I am working on a large ESXi deployment and thought I would start writing down some of the lessons learned. I will try to create a single post every week, if I can find the time that is.
Scratch!
There are two things that stood out the couple of days, on a technical level, when I was reading the ESXi installable documentation:
One of the things that used to be a requirement was the Scratch Partition. It appears that with vSphere this requirement has been removed:
During the autoconfiguration phase, a 4GB VFAT scratch partition is created if the partition is not present on another disk. When ESXi boots, the system tries to find a suitable partition on a local disk to create a scratch partition. The scratch partition is not required.
Of course this does not necessarily mean that you do not need one as explained in the second part of the paragraph:
It is used to store vm-support output, which you need when you create a support bundle. If the scratch partition is not present, vm-support output is stored in a ramdisk. This might be problematic in low-memory situations, but is not critical.
So the question remains what would my recommendation be? The answer is it depends, yes I know the easy way out. But when you have enough RAM on a host and from experience know that usually you only create support dumps on hosts which are in maintenance mode then don’t worry about it and don’t create it. However if you feel there is a need to create vm-support dumps while running production make sure there is a scratch partition with enough free space available.
Support
Yes ESXi is fully supported but there are some restrictions:
- Boot from FC SAN – Experimental Support
- Stateless PXE Boot – Experimental Support
Now what does “experimental support” mean? According to the VMware website it means the following:
VMware includes certain “experimental features” in some of our product releases. These features are there for you to test and experiment with. VMware does not expect these features to be used in a production environment. However, if you do encounter any issues with an “experimental feature”, VMware is interested in any feedback you are willing to share. Please submit a support request through the normal access methods.
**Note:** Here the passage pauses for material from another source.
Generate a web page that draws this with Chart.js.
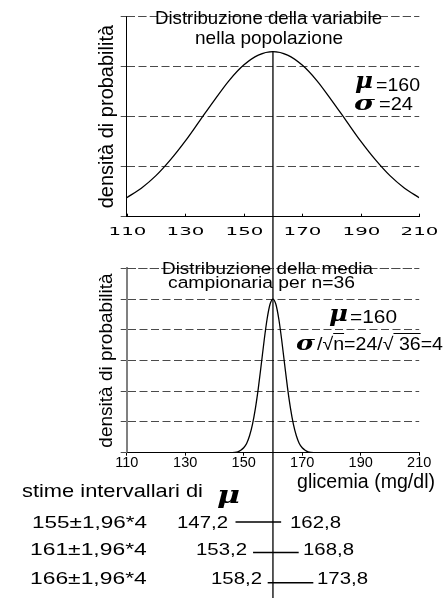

VMware cannot, however, commit to troubleshoot, provide workarounds or provide fixes for these “experimental features”.
So does that mean that in the case of stateless the booting process is experimental? Or the installation process in the case of boot from FC SAN?
No it does not. Everything related to ESXi is “experimental”. So what does this mean? Imagine you are facing serious storage issues and you just called VMware. VMware analyzes your environment and notices that it’s a PXE booted environment, they will more than likely give your support call a lower priority. Not only a lower priority but the support is “best effort”, no guarantees.